Florence glows with a magnificent aura of an artistic marvel and vocal powerhouse. If you aren’t listening, listen well.

Defining Moment: What the Water Gave Me.” That song could summon a typhoon with one of the great choruses you’ll hear this decade.

7. Jason Mraz – Love Is a Four Letter Word

Year: 2012

I owe so much to this man and do not have the time nor space to flesh out why our history matters.

I was emotionally invested in this album, which came on the heels of Jason Mraz and his fiancee/fellow singer-songwriter Tristan Prettyman ending their engagement. The album is surprisingly not overcome with grief, but with a lighthearted expression of hope, joy and support.

I typed that last word – “support” – and it felt odd. After writing umpteen music reviews throughout my life, I can say that is a pretty rare feature in a song.
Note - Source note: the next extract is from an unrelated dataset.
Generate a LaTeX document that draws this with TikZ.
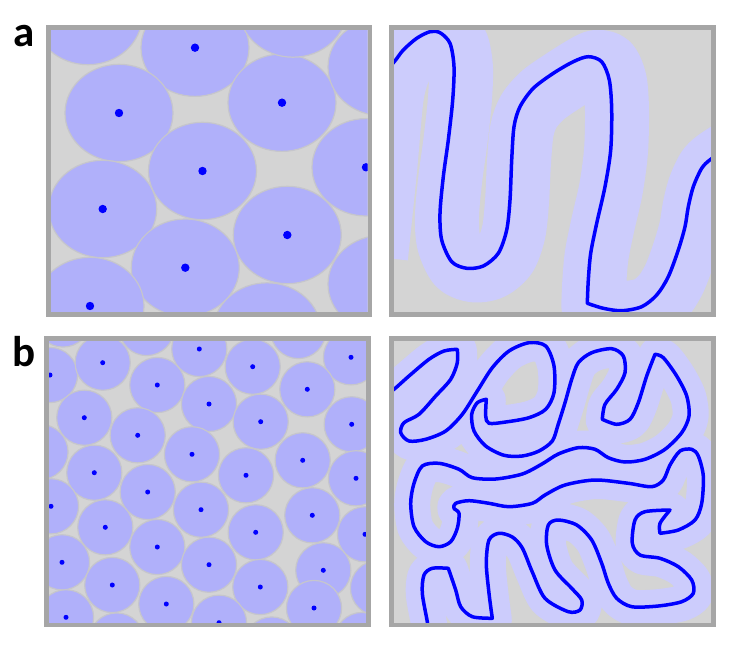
\documentclass[tikz,border=0pt]{standalone}
\usepackage{fontspec}
\newfontfamily\labfont{Carlito}
\definecolor{bg}{HTML}{D4D4D4}
\definecolor{framec}{HTML}{A6A6A6}
\definecolor{disk}{HTML}{B0B0FA}
\definecolor{diskedge}{HTML}{C6C6CC}
\definecolor{bandc}{HTML}{CCCCFC}
\definecolor{chain}{HTML}{0000FF}
\def\chainAR{plot[smooth,tension=0.5] coordinates {(384,72) (394.3,61.7) (403.3,50) (416.7,38.3) (430,31.7) (440,32.7) (450,43.3) (454,66.7) (452.7,100) (448.3,140) (443.3,176.7) (440,213.3) (441.7,240) (451.7,261.7) (466.7,268.3) (483.3,266) (498.3,253.3) (506.7,230) (510,200) (511.7,160) (514,126.7) (520,106.7) (533.3,88.3) (553.3,73.3) (573.3,61.7) (588.3,56.7) (601.7,61.7) (609.3,80) (611.7,110) (610.7,150) (605,186.7) (596.7,223.3) (590.7,253.3) (588.3,280) (587.3,303.3)}
 -- plot[smooth,tension=0.5] coordinates {(587.3,303.3) (603.3,308.3) (621.7,310.7) (641.7,306.7) (656.7,295) (668.3,276.7) (678.3,250) (685,226.7) (688.3,206.7) (693.3,186.7) (701.7,168.3) (710.7,159.3) (728,148)}}
\def\bandAR{plot[smooth,tension=0.5] coordinates {(376,257) (385,170) (392,95) (401.3,63.7) (410.3,52) (423.7,40.3) (437,33.7) (447,34.7) (457,45.3) (461,68.7) (459.7,102) (455.3,142) (450.3,178.7) (447,215.3) (448.7,242) (458.7,263.7) (473.7,270.3) (490.3,268) (505.3,255.3) (513.7,232) (517,202) (519,162) (522,130) (529,111) (543,95) (563,81) (582,69) (596,62) (608,65) (615,82) (617,111) (616,151) (611,188.7) (602.7,225.3) (596.7,255.3) (594.3,282) (593.3,305.3)}
 -- plot[smooth,tension=0.5] coordinates {(593.3,305.3) (609.3,310.3) (627.7,312.7) (647.7,308.7) (662.7,297) (674.3,278.7) (684.3,252) (691,228.7) (694.3,208.7) (699.3,188.7) (707.7,170.3) (716.7,161.3) (734,150)}}
\def\chainBR{plot[smooth,tension=0.5] coordinates {(384,396) (394,389.3) (409,376) (429,359.3) (444,351) (457.3,349.3)}
 -- plot[smooth,tension=0.5] coordinates {(457.3,349.3) (457.3,362.7) (450.7,379.3) (435.7,396) (419,414.3) (404,422.7) (400.7,432.7) (409,441) (425.7,439.3) (445.7,431) (462.3,414.3) (477.3,391) (492.3,367.7) (509,351) (529,342.7) (545.7,346) (554,366) (554,392.7) (545.7,409.3) (529,417.7) (505.7,422) (489,423.3) (485.7,416) (486.3,399.3)}
 -- plot[smooth,tension=0.5] coordinates {(486.3,399.3) (477.3,402.7) (471.7,414.3) (474,431) (485.7,446) (504,455.3) (522.3,456) (539,451) (552.3,441) (558,425) (565,402.7) (571.7,379.3) (578.3,362.7) (591.7,352.7) (611.7,348.7) (623.3,356) (625,372.7) (616.7,389.3) (605,404.3) (602.3,419.3)}
 -- plot[smooth,tension=0.5] coordinates {(602.3,419.3) (616.7,424.3) (630,419.3) (638.3,402.7) (646.7,376) (655,354.3)}
 -- plot[smooth,tension=0.5] coordinates {(655,354.3) (663.3,357.7) (676.7,376) (686.7,396) (689,416) (681.7,432.7) (665,449.3) (645,459.3) (625,462) (608.3,457.7) (595,449.3) (578.3,447.7) (558.3,454) (542,464) (522.3,474) (495.7,479) (472.3,477.7) (459,469.3) (439,463.3) (422.3,466) (414,483.3) (410.7,503.3) (414,526.7) (425.7,541.7) (439,546.7) (450.7,541.7) (457.3,528.3) (459,513.3) (454,508.3) (455.7,503.3) (469,500.7) (489,503.3) (509,506.7) (532.3,503.3) (545,495) (565,485) (595,480) (628.3,483.3) (651.7,486.7) (663.3,480) (670,465) (680,451) (691.7,449.3) (698.3,456) (703.3,476) (701.7,503.3) (695,520) (678.3,530) (660,533.3)}
 -- plot[smooth,tension=0.5] coordinates {(660,533.3) (660,523.3) (670,510)}
 -- plot[smooth,tension=0.5] coordinates {(670,510) (645,511.7) (635,520) (632.3,543.3) (640,555) (660,558.3) (678.3,566.7) (691.7,580) (693.3,593.3) (681.7,601.7) (658.3,606) (631.7,606.7) (616.7,598.3) (608.3,583.3) (601.7,563.3) (591.7,540) (576.7,525) (558.3,520) (548.3,525) (546.7,545) (555,570) (571.7,588.3) (581.7,600) (580,610) (568.3,611.7) (545,598.3) (532.3,572) (522.3,548) (512.3,537) (499,533.3) (489,540) (486.3,563.3) (489,593.3) (492.3,618.3)}
 -- plot[smooth,tension=0.5] coordinates {(492.3,618.3) (472.3,616.7) (460.7,606.7) (455.7,590) (448.3,568.3)}
 -- plot[smooth,tension=0.5] coordinates {(448.3,568.3) (432.3,568.3) (424,575) (422.3,593.3) (427.3,621.7) (429,635)}}
\begin{document}
\begin{tikzpicture}[x=1pt,y=-1pt,
  frameline/.style={draw=framec, line width=4.7pt},
  diskA/.style={fill=disk, draw=diskedge, line width=1.2pt},
  bandA/.style={draw=bandc, line width=64pt, line cap=butt, line join=round},
  bandB/.style={draw=bandc, line width=36pt, line cap=butt, line join=round},
  chainline/.style={draw=chain, line width=3.5pt, line join=round},
  lab/.style={anchor=base west, inner sep=0pt, font=\labfont\bfseries\fontsize{43}{43}\selectfont}]
\useasboundingbox (0,0) rectangle (738,652);
% ---------- panel a, left ----------
\fill[bg] (50.5,30) rectangle (367.5,312);
\begin{scope}
\clip (50.5,30) rectangle (367.5,312);
\foreach \px/\py in {195/47.7, 119/113, 282/102.7, 202.5/171, 366/167.3, 102.7/209, 287.3/235, 185.3/267.7, 90/306, 88/16, 293/8.5, 382/67, 382/284, 267/331.5}
  \path[diskA] (\px,\py) ellipse [x radius=54pt, y radius=48.7pt];
\foreach \px/\py in {195/47.7, 119/113, 282/102.7, 202.5/171, 366/167.3, 102.7/209, 287.3/235, 185.3/267.7, 90/306}
  \fill[chain] (\px,\py) circle [radius=4.2pt];
\end{scope}
\draw[frameline] (48.15,27.65) rectangle (369.85,314.35);
% ---------- panel a, right ----------
\fill[bg] (394,30) rectangle (711,312);
\begin{scope}
\clip (394,30) rectangle (711,312);
\draw[bandA] \bandAR;
\draw[chainline] \chainAR;
\end{scope}
\draw[frameline] (391.65,27.65) rectangle (713.35,314.35);
% ---------- panel b, left ----------
\fill[bg] (49,341) rectangle (366,622.5);
\begin{scope}
\clip (49,341) rectangle (366,622.5);
\foreach \px/\py in {50/375, 102.7/362.7, 199.3/349, 252.7/366.7, 351/357.3, 157.3/385, 209/404, 307.3/389.3, 84.3/417.7, 260.7/421.7, 351.7/424.3, 137.7/435.3, 192/454.3, 302.7/460.3, 94.3/472.7, 246/475.3, 356/478.3, 147.7/492, 51/506.3, 201/509.7, 312.3/515.3, 105.3/527.3, 255.7/532.3, 365/534.3, 157.3/547, 62/562.3, 209/564.7, 323.3/570.3, 112.3/585, 260.3/587, 166.3/604, 314/608, 66/617.3, 219/622.7, 63/319.5, 146.7/328, 298.3/331, 40.5/452, 116.7/640.5, 271.7/644.5, 362/640, 378/588}
  \path[diskA] (\px,\py) circle [radius=27.6pt];
\foreach \px/\py in {50/375, 102.7/362.7, 199.3/349, 252.7/366.7, 351/357.3, 157.3/385, 209/404, 307.3/389.3, 84.3/417.7, 260.7/421.7, 351.7/424.3, 137.7/435.3, 192/454.3, 302.7/460.3, 94.3/472.7, 246/475.3, 356/478.3, 147.7/492, 51/506.3, 201/509.7, 312.3/515.3, 105.3/527.3, 255.7/532.3, 365/534.3, 157.3/547, 62/562.3, 209/564.7, 323.3/570.3, 112.3/585, 260.3/587, 166.3/604, 314/608, 66/617.3, 219/622.7}
  \fill[chain] (\px,\py) circle [radius=2.5pt];
\end{scope}
\draw[frameline] (46.65,338.65) rectangle (368.35,624.85);
% ---------- panel b, right ----------
\fill[bg] (394,341) rectangle (711,622.5);
\begin{scope}
\clip (394,341) rectangle (711,622.5);
\begin{scope}[shift={(1.5,1)}]
\draw[bandB] \chainBR;
\end{scope}
\draw[chainline] \chainBR;
\end{scope}
\draw[frameline] (391.65,338.65) rectangle (713.35,624.85);
% ---------- labels ----------
\node[lab] (la) at (13,46.5) {a};
\node[lab] (lb) at (12.5,366) {b};
\end{tikzpicture}
\end{document}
But with songs about allowing your significant other to figure out themselves and being available (not necessarily present), there’s a bit of an unseen depth to what these songs mean.

Also, if you’ve been following the other lists: Oof, here’s another artist I forgot went through a disheveled phase.
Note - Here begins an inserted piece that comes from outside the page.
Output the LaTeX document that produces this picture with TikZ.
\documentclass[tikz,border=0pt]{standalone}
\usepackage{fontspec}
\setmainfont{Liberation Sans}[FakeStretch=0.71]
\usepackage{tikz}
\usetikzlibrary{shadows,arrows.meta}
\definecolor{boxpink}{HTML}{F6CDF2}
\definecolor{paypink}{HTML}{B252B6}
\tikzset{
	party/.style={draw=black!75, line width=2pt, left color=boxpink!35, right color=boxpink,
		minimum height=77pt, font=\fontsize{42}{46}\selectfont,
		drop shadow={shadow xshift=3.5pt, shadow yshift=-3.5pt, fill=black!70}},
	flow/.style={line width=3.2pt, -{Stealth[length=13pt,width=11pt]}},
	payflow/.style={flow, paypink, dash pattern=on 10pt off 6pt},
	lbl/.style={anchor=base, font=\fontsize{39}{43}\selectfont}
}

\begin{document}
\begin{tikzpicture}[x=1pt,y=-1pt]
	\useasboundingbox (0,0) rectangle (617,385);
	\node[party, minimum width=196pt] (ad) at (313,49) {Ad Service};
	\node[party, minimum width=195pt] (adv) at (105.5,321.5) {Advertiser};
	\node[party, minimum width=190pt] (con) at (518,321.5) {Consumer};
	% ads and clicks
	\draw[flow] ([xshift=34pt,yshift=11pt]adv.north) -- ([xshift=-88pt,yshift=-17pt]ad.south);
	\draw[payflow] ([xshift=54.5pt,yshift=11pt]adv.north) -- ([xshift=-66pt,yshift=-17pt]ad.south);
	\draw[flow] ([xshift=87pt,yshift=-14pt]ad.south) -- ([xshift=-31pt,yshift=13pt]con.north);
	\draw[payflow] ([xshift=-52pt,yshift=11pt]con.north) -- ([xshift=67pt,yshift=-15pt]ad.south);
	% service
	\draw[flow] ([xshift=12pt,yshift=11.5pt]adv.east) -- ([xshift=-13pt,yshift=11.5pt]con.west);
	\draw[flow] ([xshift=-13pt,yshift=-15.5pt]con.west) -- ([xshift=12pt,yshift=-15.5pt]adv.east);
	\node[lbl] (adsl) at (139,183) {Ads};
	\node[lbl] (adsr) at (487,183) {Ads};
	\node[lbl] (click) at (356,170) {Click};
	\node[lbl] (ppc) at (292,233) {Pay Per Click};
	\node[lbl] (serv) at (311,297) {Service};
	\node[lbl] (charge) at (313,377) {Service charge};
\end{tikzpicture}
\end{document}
Defining Moment: I saw him play “I’m Coming Over” (the hidden track) live during his encore for the tour supporting this album. He started on the stage playing by himself and, one by one, his band mates joined him until there were about a dozen people up there with him.

This does not sound like a remarkable occurrence, but it was oddly sweet and remains a concert performance that has never left me.

6. Kris Allen – Horizons

Year: 2014 (Previously reviewed on The Roundtable)

Everything I have to say about this album was discussed at the link above.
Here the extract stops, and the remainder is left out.